Frequently asked questions
What does the -3 dB cutoff frequency mean?
The -3 dB point is the frequency at which output power falls to exactly half the input power (voltage falls to about 70.7%). It marks the boundary between the passband, where signals are passed with minimal loss, and the stopband, where they are increasingly attenuated. The formula for an RC filter is fc = 1/(2 x pi x R x C).
How do I choose R and C values for a target cutoff frequency?
Rearrange the cutoff formula: R = 1/(2 x pi x fc x C). In practice, choose a capacitor first because capacitor values come in fewer standard increments (E6 or E12 series) than resistors, then calculate the exact resistance and pick the nearest standard E96 resistor. Aim for impedance levels between 1 kohm and 100 kohm for typical signal-conditioning applications.
What is the phase shift of a low-pass filter?
A first-order RC or RL filter introduces a phase lag of phi = -arctan(f/fc) degrees at frequency f. At the cutoff frequency itself the lag is exactly -45 degrees. Deep in the passband (f much less than fc) the phase lag approaches 0 degrees; deep in the stopband (f much greater than fc) it approaches -90 degrees. The phase shift matters in feedback control loops and audio applications because it changes the timing relationship between input and output signals.
Why does an LC filter roll off more steeply than an RC filter?
An LC filter is second-order because it has two reactive components, each contributing -20 dB/decade of roll-off beyond the cutoff, for a total of -40 dB/decade. An RC filter is first-order with only one reactive component. In audio terms this is the difference between a 6 dB/octave slope (RC) and a 12 dB/octave slope (LC). More reactive stages cascade to give even steeper slopes.

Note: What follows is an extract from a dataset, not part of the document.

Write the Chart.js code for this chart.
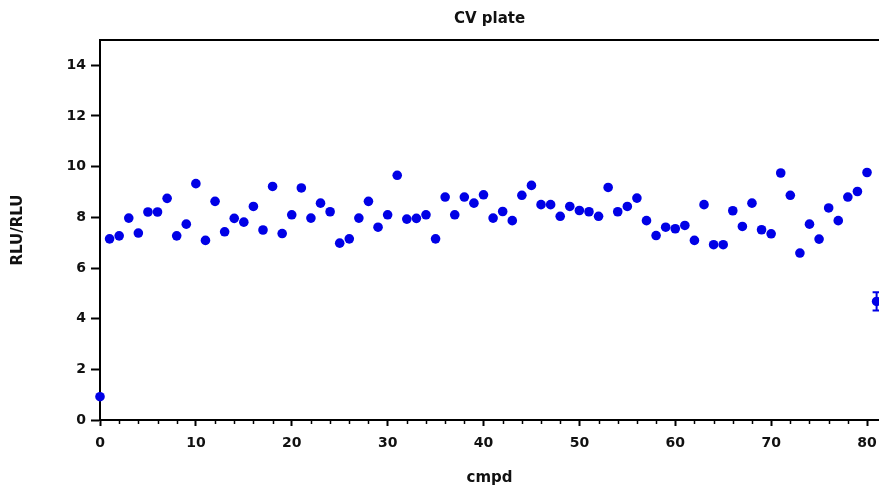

What is the difference between an inverting and a non-inverting op-amp low-pass filter?
Both perform the same low-pass filtering but differ in phase and gain. The inverting configuration adds 180 degrees of phase inversion on top of the RC phase shift, and its DC gain is -Rf/Ri (negative). The non-inverting configuration preserves the signal polarity and has a DC gain of 1 + Rf/Rg (always 1 or greater). Choose inverting when signal polarity is not important and you need a specific gain; choose non-inverting for buffered unity-gain or fixed-amplification applications.
What is the time constant and why does it matter?
The time constant (tau) is the product RC for an RC filter, or L/R for an RL filter. It represents how quickly the circuit responds to a step change: after one time constant the output reaches 63.2% of its final value. The cutoff frequency is directly linked to the time constant by fc = 1/(2 x pi x tau). Longer time constants mean lower cutoff frequencies and slower response; shorter time constants mean higher cutoff frequencies and faster response.
How many dB is -3 dB in plain terms?
-3 dB means the output power is exactly half the input power, because 10 x log10(0.5) = -3.01 dB. For voltage this corresponds to a ratio of 1/sqrt(2) or about 70.7%. It is the conventional definition of the cutoff because it represents a meaningful and easily measurable reduction without completely blocking the signal.